This fixture was played at Turville Park Cricket Club
The match v Turville Park was declared ‘on’ (around 9 am) by skipper Nick Derewlany, despite a dodgy forecast, because Turville had said we should play and etiquette thus demanded our presence. Adam Jacot, for one, looked at the sky, harumphed, reluctantly bolted his muesli, patted Emma and ‘sped’ down in his jalopy. He wished he hadn’t.
Tom Bird was catching salmon on the Tweed, Jonkers was busy reading a book, Andy Jones was probably in the recovery position. Lucky them. I now eschew strong drink but not out of choice. I do not recommend it. Memory is better; I am not quite so repetitive but these things are marginal.
Turville Park is where we used to play 40 years ago before moving to Stonor, for the better view and the cheaper pitch (only £25 then). There was a chestnut tree in the outfield, blown down in the 1987 hurricane, which would merit 5 runs if you hit it. Their Chairman and captain was Air Chief Marshal Sir Christopher Foxley-Norris, possibly the worst cricketer in the history of the game, but the most voluble. His banter in the outfield was perpetual and distracting to batsmen, which was probably intended. But he brought to the day the same carefree Jack Hawkins style that he showed during the Battle of Britain. Today’s Turville are young and rather virile, from what I saw of them. Serious cricketers. Their pitch is immaculate, credit to veteran groundsman John Hancock. But he will not allow play if it rains, unlike Stonor. Turville is clay, Stonor chalk, the latter drains, the former doesn’t.
They batted and Lachlan opened, venomously. I had to field as we were eleven with me. I transgressed immediately by forgetting to distance myself from the square leg umpire, so engrossed was I in my conversation.
We bowled a few overs. Adam Knight joined the attack, rather tightly. Ben Horan missed a catch off Lachlan (he is not fit). Lachlan bowled someone, I think, I was a bit engrossed in keeping my face mask straight.
Then it began raining.

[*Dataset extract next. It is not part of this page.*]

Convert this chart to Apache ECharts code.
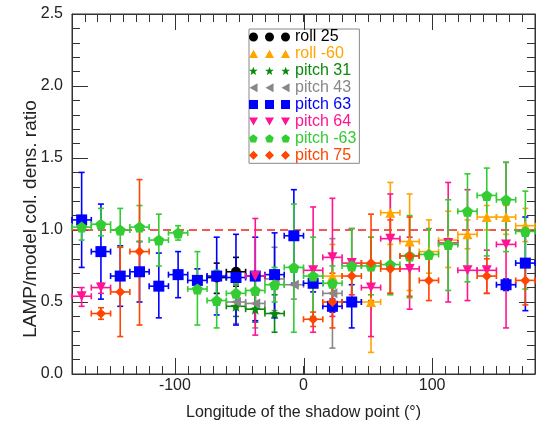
<!DOCTYPE html>
<html>
<head>
<meta charset="utf-8">
<script src="https://cdn.jsdelivr.net/npm/echarts@6/dist/echarts.min.js"></script>
<style>
  html, body { margin: 0; padding: 0; background: #fff; }
  #chart { width: 538px; height: 426px; }
</style>
</head>
<body>
<div id="chart"></div>
<script>
// Half width of each longitude bin (degrees)
const LON_HALF_WIDTH = 7.5;
const REF_RATIO = 1.0;
const X_MIN = -180, X_MAX = 180, Y_MIN = 0, Y_MAX = 2.5;
// Labelled (long) longitude ticks
const xMajorTicks = [-100, 0, 100];

// roll 25
const roll25Lon  = [-67.5, -52.5];
const roll25Val  = [0.67, 0.71];
const roll25Low  = [0.56, 0.61];
const roll25High = [0.77, 0.81];

// roll -60
const rollM60Lon  = [22.5, 52.5, 67.5, 82.5, 97.5, 112.5, 127.5, 142.5, 157.5, 172.5];
const rollM60Val  = [0.68, 0.50, 1.12, 0.92, 0.85, 0.93, 0.97, 1.09, 1.09, 1.03];
const rollM60Low  = [0.45, 0.15, 0.90, 0.58, 0.70, 0.74, 0.87, 1.00, 0.97, 0.92];
const rollM60High = [0.90, 0.95, 1.33, 1.25, 1.07, 1.13, 1.07, 1.17, 1.17, 1.15];

// pitch 31
const pitch31Lon  = [-52.5, -37.5, -22.5];
const pitch31Val  = [0.47, 0.45, 0.42];
const pitch31Low  = [0.40, 0.36, 0.29];
const pitch31High = [0.55, 0.55, 0.55];

// pitch 43
const pitch43Lon  = [-52.5, -37.5, -22.5, -7.5, 22.5];
const pitch43Val  = [0.50, 0.49, 0.66, 0.62, 0.56];
const pitch43Low  = [0.35, 0.32, 0.44, 0.52, 0.18];
const pitch43High = [0.62, 0.65, 0.88, 0.72, 0.94];

// pitch 63
const pitch63Lon  = [-172.5, -157.5, -142.5, -127.5, -112.5, -97.5, -82.5, -67.5, -52.5, -37.5, -22.5, -7.5, 7.5, 22.5, 37.5, 157.5, 172.5];
const pitch63Val  = [1.07, 0.85, 0.68, 0.71, 0.61, 0.69, 0.65, 0.68, 0.67, 0.68, 0.69, 0.96, 0.63, 0.47, 0.50, 0.62, 0.77];
const pitch63Low  = [0.74, 0.52, 0.47, 0.50, 0.39, 0.53, 0.57, 0.41, 0.34, 0.37, 0.39, 0.63, 0.57, 0.43, 0.32, 0.58, 0.44];
const pitch63High = [1.40, 1.18, 0.89, 0.92, 0.84, 0.85, 0.73, 0.95, 0.97, 0.95, 0.98, 1.28, 0.69, 0.52, 0.62, 0.66, 1.09];

// pitch 64
const pitch64Lon  = [-172.5, -157.5, -37.5, 7.5, 22.5, 37.5, 52.5, 67.5, 82.5, 112.5, 127.5, 142.5, 157.5];
const pitch64Val  = [0.54, 0.60, 0.68, 0.72, 0.81, 0.77, 0.60, 0.94, 0.73, 0.91, 0.72, 0.72, 0.90];
const pitch64Low  = [0.47, 0.56, 0.27, 0.29, 0.40, 0.55, 0.26, 0.56, 0.45, 0.50, 0.51, 0.56, 0.32];
const pitch64High = [0.60, 0.63, 1.08, 1.16, 1.22, 1.01, 0.72, 1.25, 0.95, 1.33, 1.28, 0.86, 1.47];

// pitch -63
const pitchM63Lon  = [-172.5, -157.5, -142.5, -127.5, -112.5, -97.5, -82.5, -67.5, -52.5, -37.5, -22.5, -7.5, 7.5, 22.5, 37.5, 52.5, 67.5, 82.5, 97.5, 112.5, 127.5, 142.5, 157.5, 172.5];
const pitchM63Val  = [1.02, 1.04, 1.00, 1.02, 0.93, 0.98, 0.59, 0.51, 0.56, 0.58, 0.62, 0.74, 0.68, 0.63, 0.75, 0.75, 0.76, 0.82, 0.83, 0.90, 1.13, 1.24, 1.21, 0.99];
const pitchM63Low  = [0.93, 0.96, 0.88, 0.92, 0.75, 0.93, 0.34, 0.32, 0.46, 0.46, 0.50, 0.29, 0.40, 0.50, 0.50, 0.55, 0.55, 0.53, 0.65, 0.58, 0.64, 0.82, 0.85, 0.59];
const pitchM63High = [1.10, 1.15, 1.15, 1.17, 1.11, 1.03, 0.85, 0.72, 0.63, 0.70, 0.74, 1.18, 0.95, 0.75, 1.01, 0.95, 0.95, 1.10, 1.01, 1.21, 1.39, 1.43, 1.47, 1.27];

// pitch 75
const pitch75Lon  = [-157.5, -142.5, -127.5, 7.5, 22.5, 37.5, 52.5, 67.5, 82.5, 97.5, 142.5, 172.5];
const pitch75Val  = [0.42, 0.57, 0.85, 0.38, 0.50, 0.68, 0.77, 0.73, 0.82, 0.65, 0.68, 0.65];
const pitch75Low  = [0.38, 0.26, 0.34, 0.33, 0.32, 0.51, 0.51, 0.56, 0.54, 0.51, 0.56, 0.48];
const pitch75High = [0.46, 0.88, 1.35, 0.43, 0.70, 0.80, 1.11, 1.07, 1.09, 0.80, 0.80, 0.80];

// Marker outlines (unit shapes centred at 0,0, radius ~1)
function polyPts(n, startDeg, outerR, innerR) {
  const pts = [];
  const steps = innerR ? n * 2 : n;
  for (let i = 0; i < steps; i++) {
    const a = (startDeg + i * 360 / steps) * Math.PI / 180;
    const r = innerR && (i % 2 === 1) ? innerR : outerR;
    pts.push([r * Math.cos(a), r * Math.sin(a)]);
  }
  return pts;
}
const SHAPES = {
  circle: null,
  triUp: [[0, -1], [1, 0.8], [-1, 0.8]],
  triDown: [[0, 0.8], [1, -1], [-1, -1]],
  triLeft: [[-0.9, 0], [0.9, -1], [0.9, 1]],
  square: [[-1, -1], [1, -1], [1, 1], [-1, 1]],
  diamond: [[0, -1], [1, 0], [0, 1], [-1, 0]],
  star: polyPts(5, -90, 1, 0.42),
  pentagon: polyPts(5, -90, 1, 0)
};
function shapePath(kind, cx, cy, r) {
  if (kind === 'circle') {
    return `M${cx - r},${cy} A${r},${r} 0 1,0 ${cx + r},${cy} A${r},${r} 0 1,0 ${cx - r},${cy} Z`;
  }
  return 'M' + SHAPES[kind].map(p => `${(cx + p[0] * r).toFixed(2)},${(cy + p[1] * r).toFixed(2)}`).join(' L') + ' Z';
}
function symbolFor(kind) {
  if (kind === 'circle') return 'circle';
  return 'path://' + shapePath(kind, 0, 0, 10);
}
// Legend icon: the marker repeated three times
function legendIcon(kind) {
  const r = 4.5;
  return 'path://' + [r, 20.5, 41 - r].map(cx => shapePath(kind, cx, r, r)).join(' ');
}

const groups = [
  { name: 'roll 25',   color: '#000000', shape: 'circle',   size: 10, lon: roll25Lon,   val: roll25Val,   low: roll25Low,   high: roll25High },
  { name: 'roll -60',  color: '#FFA500', shape: 'triUp',    size: 10, lon: rollM60Lon,  val: rollM60Val,  low: rollM60Low,  high: rollM60High },
  { name: 'pitch 31',  color: '#0A8A0A', shape: 'star',     size: 11, lon: pitch31Lon,  val: pitch31Val,  low: pitch31Low,  high: pitch31High },
  { name: 'pitch 43',  color: '#888888', shape: 'triLeft',  size: 10, lon: pitch43Lon,  val: pitch43Val,  low: pitch43Low,  high: pitch43High },
  { name: 'pitch 63',  color: '#0000FF', shape: 'square',   size: 11, lon: pitch63Lon,  val: pitch63Val,  low: pitch63Low,  high: pitch63High },
  { name: 'pitch 64',  color: '#FF1493', shape: 'triDown',  size: 10, lon: pitch64Lon,  val: pitch64Val,  low: pitch64Low,  high: pitch64High },
  { name: 'pitch -63', color: '#33CC33', shape: 'pentagon', size: 11, lon: pitchM63Lon, val: pitchM63Val, low: pitchM63Low, high: pitchM63High },
  { name: 'pitch 75',  color: '#FF4500', shape: 'diamond',  size: 10, lon: pitch75Lon,  val: pitch75Val,  low: pitch75Low,  high: pitch75High }
];

const FONT = 'Liberation Sans, Arial, Helvetica, sans-serif';
const AXIS_COLOR = '#333333';

function errorBarRenderer(color) {
  return function (params, api) {
    const x = api.value(0), y = api.value(1), lo = api.value(2), hi = api.value(3);
    const pLo = api.coord([x, lo]);
    const pHi = api.coord([x, hi]);
    const pL = api.coord([x - LON_HALF_WIDTH, y]);
    const pR = api.coord([x + LON_HALF_WIDTH, y]);
    const cap = 3;
    const style = { stroke: color, lineWidth: 1.6 };
    const seg = (x1, y1, x2, y2) => ({ type: 'line', shape: { x1, y1, x2, y2 }, style });
    return {
      type: 'group',
      children: [
        seg(pLo[0], pLo[1], pHi[0], pHi[1]),
        seg(pLo[0] - cap, pLo[1], pLo[0] + cap, pLo[1]),
        seg(pHi[0] - cap, pHi[1], pHi[0] + cap, pHi[1]),
        seg(pL[0], pL[1], pR[0], pR[1]),
        seg(pL[0], pL[1] - cap, pL[0], pL[1] + cap),
        seg(pR[0], pR[1] - cap, pR[0], pR[1] + cap)
      ]
    };
  };
}

// Long ticks at the labelled longitudes, on the bottom and top frame
function majorTickRenderer(params, api) {
  const v = api.value(0);
  const b = api.coord([v, Y_MIN]);
  const t = api.coord([v, Y_MAX]);
  const len = 16;
  const style = { stroke: AXIS_COLOR, lineWidth: 1 };
  const px = Math.round(b[0]) + 0.5;
  return {
    type: 'group',
    children: [
      { type: 'line', shape: { x1: px, y1: b[1], x2: px, y2: b[1] - len }, style },
      { type: 'line', shape: { x1: px, y1: t[1], x2: px, y2: t[1] + len }, style }
    ]
  };
}

const series = [
  {
    type: 'custom',
    renderItem: majorTickRenderer,
    data: xMajorTicks.map(v => [v, Y_MIN]),
    encode: { x: 0, y: 1 },
    silent: true,
    clip: false,
    z: 5
  },
  {
    type: 'line',
    data: [[X_MIN, REF_RATIO], [X_MAX, REF_RATIO]],
    symbol: 'none',
    silent: true,
    lineStyle: { color: '#F02020', width: 1.5, type: [8, 5] },
    z: 1
  }
];

groups.forEach(g => {
  series.push({
    type: 'custom',
    name: g.name + ' err',
    renderItem: errorBarRenderer(g.color),
    data: g.lon.map((x, i) => [x, g.val[i], g.low[i], g.high[i]]),
    encode: { x: 0, y: [1, 2, 3] },
    silent: true,
    z: 2
  });
  series.push({
    type: 'scatter',
    name: g.name,
    data: g.lon.map((x, i) => [x, g.val[i]]),
    symbol: symbolFor(g.shape),
    symbolSize: g.size,
    itemStyle: { color: g.color, opacity: 1 },
    emphasis: { disabled: true },
    silent: true,
    z: 2
  });
});

const baseX = {
  type: 'value', min: X_MIN, max: X_MAX, interval: 10, gridIndex: 0,
  splitLine: { show: false },
  axisLine: { show: true, onZero: false, lineStyle: { color: AXIS_COLOR, width: 1 } },
  axisTick: { inside: true, length: 8, lineStyle: { color: AXIS_COLOR } }
};
const baseY = {
  type: 'value', min: Y_MIN, max: Y_MAX, interval: 0.5,
  splitLine: { show: false },
  axisLine: { show: true, onZero: false, lineStyle: { color: AXIS_COLOR } },
  axisTick: { inside: true, length: 16, lineStyle: { color: AXIS_COLOR } },
  minorTick: { show: true, splitNumber: 5, length: 8, lineStyle: { color: AXIS_COLOR } }
};

const option = {
  animation: false,
  backgroundColor: '#ffffff',
  grid: { left: 72, right: 3, top: 14, bottom: 47, show: true, borderColor: AXIS_COLOR, borderWidth: 1 },
  xAxis: [
    Object.assign({}, baseX, {
      position: 'bottom',
      axisLabel: {
        formatter: v => (xMajorTicks.indexOf(v) >= 0 ? String(v) : ''),
        fontSize: 16, color: '#222', fontFamily: FONT, margin: 4
      },
      name: 'Longitude of the shadow point (°)', nameLocation: 'middle', nameGap: 31,
      nameTextStyle: { fontSize: 16, color: '#222', fontFamily: FONT }
    }),
    Object.assign({}, baseX, { position: 'top', axisLabel: { show: false } })
  ],
  yAxis: [
    Object.assign({}, baseY, {
      position: 'left',
      axisLabel: { formatter: v => v.toFixed(1), fontSize: 16, color: '#222', fontFamily: FONT, margin: 9 }
    }),
    Object.assign({}, baseY, { position: 'right', axisLabel: { show: false } })
  ],
  legend: {
    orient: 'vertical', left: 249, top: 29,
    padding: [0, 3, 0, 0], itemGap: 0.9, itemWidth: 41, itemHeight: 9,
    symbolRotate: 0,
    backgroundColor: '#ffffff', borderColor: '#888888', borderWidth: 1,
    selectedMode: false,
    textStyle: { fontSize: 16, fontFamily: FONT },
    data: groups.map(g => ({
      name: g.name,
      icon: legendIcon(g.shape),
      itemStyle: { color: g.color },
      textStyle: { color: g.color }
    }))
  },
  graphic: [{
    type: 'text', x: 31, y: 219, rotation: Math.PI / 2,
    style: { text: 'LAMP/model col. dens. ratio', fontSize: 19, fontFamily: FONT, fill: '#222', align: 'center', verticalAlign: 'middle' }
  }],
  series: series
};

const chart = echarts.init(document.getElementById('chart'), null, { renderer: 'canvas' });
chart.setOption(option);
</script>
</body>
</html>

For some time we pretended it wasn’t. Then it rained heavily. So we fled to the pavilion, where a photo of Geoff Boycott graces the wall. The miserable curmudgeon turned out for a visiting advertising team (for money), made a ton so the rest couldn’t bat, refused to retire, and returned to the pavilion to scoff his and other peoples’ tea.
After watching the rain for a bit the Turville skip voted to abandon the match. Adam Jacot made a sort of ‘told you so’ gesture, and rued his rushed muesli. We chatted about the etiquette of match reports. Just how rude could you be about fellow cricketers? Christiaan had told Joe Tetley, who looked for advice, that you should ‘be gracious to the oppo, complimentary about the tea lady, but as offensive as you like about our players.’ Joe took him at his word. But can you include defects as a target for ribaldry? My lack of stature, Jacot’s inability to run, Emley’s psychological state, Sarah’s incompetence with pâté? I once referred to Jonkers as ‘not being built for speed’ which some thought a euphemism for ‘fat’. And I referred to Tom Bird’s ‘hoick to leg’ which some saw as a euphemism for ‘a bit useless’. Nothing could be further from the truth. These chaps are fleet of foot and technically superb. As I have often remarked, a prep schoolmaster in my youth advised that before making a comment to or about anyone ‘ask yourself a) is it true b) is it kind c) is it necessary’. A statement like ‘Chris Mounsey-Thear is a short bald drunkard’ fails this test because of b).
The master in question, a paedo and sadist, quite properly killed himself and nothing he said should be taken seriously. CP Scott of the Manchester Guardian famously wrote: ‘Comment is free, but facts are sacred.’ I would reverse it. Facts are irritants, comment is sacrosanct. But within reason. Jonkers once wrote of my behaviour towards a young barely-dressed woman at a Stonor quiz night that my behaviour had been ‘borderline inappropriate’. It was the use of the word ‘borderline’ I found so offensive.